Questioning assumptions helps. The conventional path (job, house, retirement) isn't the only path. Examining alternatives is worthwhile even if you don't follow them.

Frequently Asked Questions

Is Rich Dad a real person?

Kiyosaki claims yes but has been vague about identity. Journalists have been unable to confirm. Whether real or composite, the lessons are the actual content.

Is this good advice for beginners?

It's good for mindset, not for specific tactics. Read this for philosophy, then read more detailed books for investment strategy.
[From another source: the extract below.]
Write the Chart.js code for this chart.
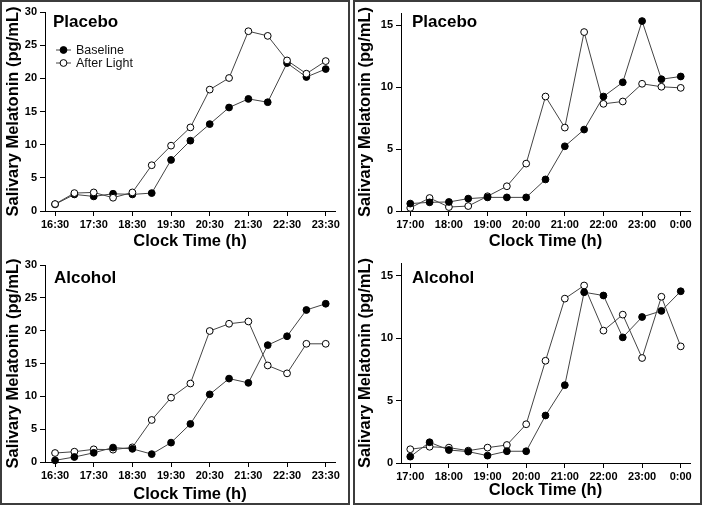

Should I quit my job after reading this?

No. The book explicitly says to keep your job while building assets on the side. Quitting before having income-generating assets defeats the purpose.

Is real estate really the best investment?

It can be, depending on markets, timing, and your skills. The book's bias toward real estate reflects Kiyosaki's background. Other asset classes work too.

Is this just for Americans?

The tax advice is US-specific, but the mindset applies anywhere. Principles of assets vs. liabilities don't require a particular tax code.

What should I read after this?

For investing specifics: The Simple Path to Wealth (JL Collins), The Intelligent Investor (Benjamin Graham). For more mindset: Think and Grow Rich (Napoleon Hill).

The Bottom Line

Here's what Rich Dad Poor Dad actually offers.

It's not a detailed financial manual. It's not always accurate. It's not above criticism.

But it does something most personal finance books don't: it changes how you think about money, work, and wealth. The distinction between working for money and making money work for you—however obvious it seems once stated—is genuinely transformative for many readers.

The book argues that financial struggle is usually a knowledge problem, not an income problem. People who earn modest salaries but understand assets can build wealth. People who earn fortunes but don't understand liabilities stay broke.

That insight—that financial literacy determines outcomes more than income does—remains powerful.

Read it for the philosophy. Seek detailed advice elsewhere.